- [GIVEN EXERCISE]
Copy each line exactly. Drop every picture.
++++ SUPPLIED INFORMATION ++++
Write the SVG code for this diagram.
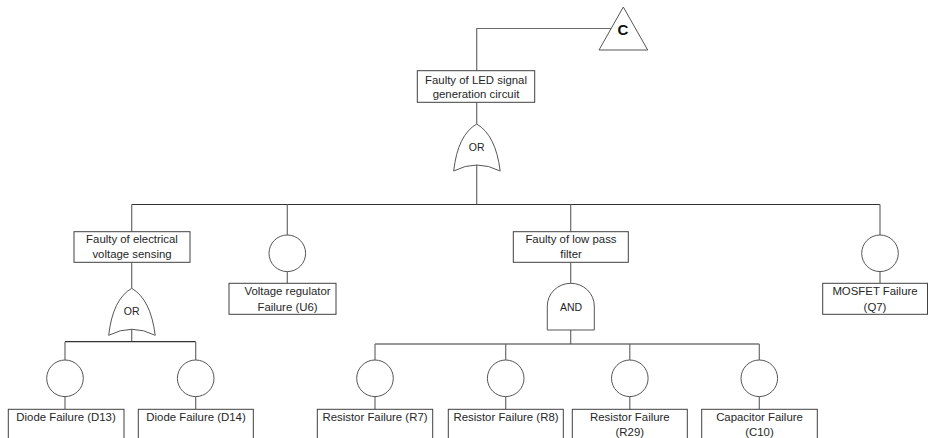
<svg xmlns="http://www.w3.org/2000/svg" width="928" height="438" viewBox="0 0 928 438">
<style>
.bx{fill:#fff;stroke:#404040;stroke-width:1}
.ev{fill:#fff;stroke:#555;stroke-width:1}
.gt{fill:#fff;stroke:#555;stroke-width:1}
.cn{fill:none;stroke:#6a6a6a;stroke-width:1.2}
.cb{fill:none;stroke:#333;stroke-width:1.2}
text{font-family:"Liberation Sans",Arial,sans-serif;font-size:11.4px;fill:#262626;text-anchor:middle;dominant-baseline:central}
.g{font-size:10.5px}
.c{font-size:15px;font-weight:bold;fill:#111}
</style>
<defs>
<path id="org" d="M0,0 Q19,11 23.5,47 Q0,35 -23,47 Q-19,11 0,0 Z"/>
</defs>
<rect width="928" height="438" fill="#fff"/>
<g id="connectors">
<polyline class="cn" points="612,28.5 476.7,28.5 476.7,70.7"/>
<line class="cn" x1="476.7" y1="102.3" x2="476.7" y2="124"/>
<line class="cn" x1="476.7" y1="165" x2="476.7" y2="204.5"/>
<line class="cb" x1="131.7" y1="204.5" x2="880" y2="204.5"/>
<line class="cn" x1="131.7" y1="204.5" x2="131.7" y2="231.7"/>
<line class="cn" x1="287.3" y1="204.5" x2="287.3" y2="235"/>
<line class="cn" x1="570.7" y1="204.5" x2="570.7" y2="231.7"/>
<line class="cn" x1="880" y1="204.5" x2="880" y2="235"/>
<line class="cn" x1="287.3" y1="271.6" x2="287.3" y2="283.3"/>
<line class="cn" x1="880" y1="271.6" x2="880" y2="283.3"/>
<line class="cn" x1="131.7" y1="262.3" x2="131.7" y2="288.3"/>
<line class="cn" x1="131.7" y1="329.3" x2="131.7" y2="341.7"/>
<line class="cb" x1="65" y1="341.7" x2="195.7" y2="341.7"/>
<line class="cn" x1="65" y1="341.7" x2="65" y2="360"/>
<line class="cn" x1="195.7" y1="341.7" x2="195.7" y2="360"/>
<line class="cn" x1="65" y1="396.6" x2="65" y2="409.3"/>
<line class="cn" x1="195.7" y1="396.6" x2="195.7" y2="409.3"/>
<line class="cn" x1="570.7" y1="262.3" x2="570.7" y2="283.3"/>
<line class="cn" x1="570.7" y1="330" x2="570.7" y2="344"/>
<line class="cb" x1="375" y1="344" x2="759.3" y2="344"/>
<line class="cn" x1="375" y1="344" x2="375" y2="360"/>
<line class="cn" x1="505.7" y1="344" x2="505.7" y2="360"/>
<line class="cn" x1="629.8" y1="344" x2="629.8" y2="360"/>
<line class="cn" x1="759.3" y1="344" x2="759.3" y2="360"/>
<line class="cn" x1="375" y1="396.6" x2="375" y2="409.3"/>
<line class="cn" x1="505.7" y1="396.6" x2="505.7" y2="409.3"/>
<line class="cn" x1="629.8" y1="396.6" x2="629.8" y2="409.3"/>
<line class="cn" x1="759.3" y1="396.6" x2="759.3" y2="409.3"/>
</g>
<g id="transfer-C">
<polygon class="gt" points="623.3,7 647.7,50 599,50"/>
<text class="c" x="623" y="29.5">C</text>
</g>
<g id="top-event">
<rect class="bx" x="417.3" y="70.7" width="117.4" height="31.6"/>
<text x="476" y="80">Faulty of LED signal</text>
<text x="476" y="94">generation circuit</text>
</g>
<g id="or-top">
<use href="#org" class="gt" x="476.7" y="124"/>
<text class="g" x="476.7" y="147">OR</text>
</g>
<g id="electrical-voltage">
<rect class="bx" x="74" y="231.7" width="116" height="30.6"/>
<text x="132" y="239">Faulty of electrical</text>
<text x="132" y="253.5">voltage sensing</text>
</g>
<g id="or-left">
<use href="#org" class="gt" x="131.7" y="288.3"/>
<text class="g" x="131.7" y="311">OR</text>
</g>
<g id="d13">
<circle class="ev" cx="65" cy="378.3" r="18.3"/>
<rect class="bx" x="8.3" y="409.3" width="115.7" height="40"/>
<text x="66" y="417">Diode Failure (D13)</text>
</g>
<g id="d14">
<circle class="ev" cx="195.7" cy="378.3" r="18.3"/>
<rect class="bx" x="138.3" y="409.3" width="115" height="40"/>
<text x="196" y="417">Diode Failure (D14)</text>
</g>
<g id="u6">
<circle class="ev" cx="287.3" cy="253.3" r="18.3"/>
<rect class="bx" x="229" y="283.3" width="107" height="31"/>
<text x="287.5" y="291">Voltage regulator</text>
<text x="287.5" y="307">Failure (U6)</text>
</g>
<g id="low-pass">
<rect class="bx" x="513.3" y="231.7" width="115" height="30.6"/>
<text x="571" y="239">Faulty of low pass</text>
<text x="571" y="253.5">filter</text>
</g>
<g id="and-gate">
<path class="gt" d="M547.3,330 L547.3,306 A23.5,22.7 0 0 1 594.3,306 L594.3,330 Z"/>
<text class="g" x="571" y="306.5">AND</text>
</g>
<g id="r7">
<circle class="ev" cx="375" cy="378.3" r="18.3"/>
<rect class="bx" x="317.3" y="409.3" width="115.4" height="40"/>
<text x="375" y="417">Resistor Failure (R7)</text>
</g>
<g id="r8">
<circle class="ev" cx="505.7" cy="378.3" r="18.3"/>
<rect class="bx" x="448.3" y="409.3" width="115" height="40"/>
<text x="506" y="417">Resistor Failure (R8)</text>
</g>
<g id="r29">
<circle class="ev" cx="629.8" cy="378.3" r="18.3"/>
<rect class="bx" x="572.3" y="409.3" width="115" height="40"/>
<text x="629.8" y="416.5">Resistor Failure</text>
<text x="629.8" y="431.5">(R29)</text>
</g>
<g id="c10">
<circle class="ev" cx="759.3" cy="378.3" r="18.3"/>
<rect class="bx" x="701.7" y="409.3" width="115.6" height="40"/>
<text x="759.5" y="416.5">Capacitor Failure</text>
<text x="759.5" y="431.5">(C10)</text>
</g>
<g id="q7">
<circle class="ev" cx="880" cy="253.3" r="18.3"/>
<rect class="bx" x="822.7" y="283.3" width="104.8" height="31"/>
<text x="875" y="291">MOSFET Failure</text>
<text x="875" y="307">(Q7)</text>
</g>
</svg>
++++
- [THE RESPONSE]
Write the SVG code for this diagram.
<svg xmlns="http://www.w3.org/2000/svg" width="928" height="438" viewBox="0 0 928 438">
<style>
.bx{fill:#fff;stroke:#404040;stroke-width:1}
.ev{fill:#fff;stroke:#555;stroke-width:1}
.gt{fill:#fff;stroke:#555;stroke-width:1}
.cn{fill:none;stroke:#6a6a6a;stroke-width:1.2}
.cb{fill:none;stroke:#333;stroke-width:1.2}
text{font-family:"Liberation Sans",Arial,sans-serif;font-size:11.4px;fill:#262626;text-anchor:middle;dominant-baseline:central}
.g{font-size:10.5px}
.c{font-size:15px;font-weight:bold;fill:#111}
</style>
<defs>
<path id="org" d="M0,0 Q19,11 23.5,47 Q0,35 -23,47 Q-19,11 0,0 Z"/>
</defs>
<rect width="928" height="438" fill="#fff"/>
<g id="connectors">
<polyline class="cn" points="612,28.5 476.7,28.5 476.7,70.7"/>
<line class="cn" x1="476.7" y1="102.3" x2="476.7" y2="124"/>
<line class="cn" x1="476.7" y1="165" x2="476.7" y2="204.5"/>
<line class="cb" x1="131.7" y1="204.5" x2="880" y2="204.5"/>
<line class="cn" x1="131.7" y1="204.5" x2="131.7" y2="231.7"/>
<line class="cn" x1="287.3" y1="204.5" x2="287.3" y2="235"/>
<line class="cn" x1="570.7" y1="204.5" x2="570.7" y2="231.7"/>
<line class="cn" x1="880" y1="204.5" x2="880" y2="235"/>
<line class="cn" x1="287.3" y1="271.6" x2="287.3" y2="283.3"/>
<line class="cn" x1="880" y1="271.6" x2="880" y2="283.3"/>
<line class="cn" x1="131.7" y1="262.3" x2="131.7" y2="288.3"/>
<line class="cn" x1="131.7" y1="329.3" x2="131.7" y2="341.7"/>
<line class="cb" x1="65" y1="341.7" x2="195.7" y2="341.7"/>
<line class="cn" x1="65" y1="341.7" x2="65" y2="360"/>
<line class="cn" x1="195.7" y1="341.7" x2="195.7" y2="360"/>
<line class="cn" x1="65" y1="396.6" x2="65" y2="409.3"/>
<line class="cn" x1="195.7" y1="396.6" x2="195.7" y2="409.3"/>
<line class="cn" x1="570.7" y1="262.3" x2="570.7" y2="283.3"/>
<line class="cn" x1="570.7" y1="330" x2="570.7" y2="344"/>
<line class="cb" x1="375" y1="344" x2="759.3" y2="344"/>
<line class="cn" x1="375" y1="344" x2="375" y2="360"/>
<line class="cn" x1="505.7" y1="344" x2="505.7" y2="360"/>
<line class="cn" x1="629.8" y1="344" x2="629.8" y2="360"/>
<line class="cn" x1="759.3" y1="344" x2="759.3" y2="360"/>
<line class="cn" x1="375" y1="396.6" x2="375" y2="409.3"/>
<line class="cn" x1="505.7" y1="396.6" x2="505.7" y2="409.3"/>
<line class="cn" x1="629.8" y1="396.6" x2="629.8" y2="409.3"/>
<line class="cn" x1="759.3" y1="396.6" x2="759.3" y2="409.3"/>
</g>
<g id="transfer-C">
<polygon class="gt" points="623.3,7 647.7,50 599,50"/>
<text class="c" x="623" y="29.5">C</text>
</g>
<g id="top-event">
<rect class="bx" x="417.3" y="70.7" width="117.4" height="31.6"/>
<text x="476" y="80">Faulty of LED signal</text>
<text x="476" y="94">generation circuit</text>
</g>
<g id="or-top">
<use href="#org" class="gt" x="476.7" y="124"/>
<text class="g" x="476.7" y="147">OR</text>
</g>
<g id="electrical-voltage">
<rect class="bx" x="74" y="231.7" width="116" height="30.6"/>
<text x="132" y="239">Faulty of electrical</text>
<text x="132" y="253.5">voltage sensing</text>
</g>
<g id="or-left">
<use href="#org" class="gt" x="131.7" y="288.3"/>
<text class="g" x="131.7" y="311">OR</text>
</g>
<g id="d13">
<circle class="ev" cx="65" cy="378.3" r="18.3"/>
<rect class="bx" x="8.3" y="409.3" width="115.7" height="40"/>
<text x="66" y="417">Diode Failure (D13)</text>
</g>
<g id="d14">
<circle class="ev" cx="195.7" cy="378.3" r="18.3"/>
<rect class="bx" x="138.3" y="409.3" width="115" height="40"/>
<text x="196" y="417">Diode Failure (D14)</text>
</g>
<g id="u6">
<circle class="ev" cx="287.3" cy="253.3" r="18.3"/>
<rect class="bx" x="229" y="283.3" width="107" height="31"/>
<text x="287.5" y="291">Voltage regulator</text>
<text x="287.5" y="307">Failure (U6)</text>
</g>
<g id="low-pass">
<rect class="bx" x="513.3" y="231.7" width="115" height="30.6"/>
<text x="571" y="239">Faulty of low pass</text>
<text x="571" y="253.5">filter</text>
</g>
<g id="and-gate">
<path class="gt" d="M547.3,330 L547.3,306 A23.5,22.7 0 0 1 594.3,306 L594.3,330 Z"/>
<text class="g" x="571" y="306.5">AND</text>
</g>
<g id="r7">
<circle class="ev" cx="375" cy="378.3" r="18.3"/>
<rect class="bx" x="317.3" y="409.3" width="115.4" height="40"/>
<text x="375" y="417">Resistor Failure (R7)</text>
</g>
<g id="r8">
<circle class="ev" cx="505.7" cy="378.3" r="18.3"/>
<rect class="bx" x="448.3" y="409.3" width="115" height="40"/>
<text x="506" y="417">Resistor Failure (R8)</text>
</g>
<g id="r29">
<circle class="ev" cx="629.8" cy="378.3" r="18.3"/>
<rect class="bx" x="572.3" y="409.3" width="115" height="40"/>
<text x="629.8" y="416.5">Resistor Failure</text>
<text x="629.8" y="431.5">(R29)</text>
</g>
<g id="c10">
<circle class="ev" cx="759.3" cy="378.3" r="18.3"/>
<rect class="bx" x="701.7" y="409.3" width="115.6" height="40"/>
<text x="759.5" y="416.5">Capacitor Failure</text>
<text x="759.5" y="431.5">(C10)</text>
</g>
<g id="q7">
<circle class="ev" cx="880" cy="253.3" r="18.3"/>
<rect class="bx" x="822.7" y="283.3" width="104.8" height="31"/>
<text x="875" y="291">MOSFET Failure</text>
<text x="875" y="307">(Q7)</text>
</g>
</svg>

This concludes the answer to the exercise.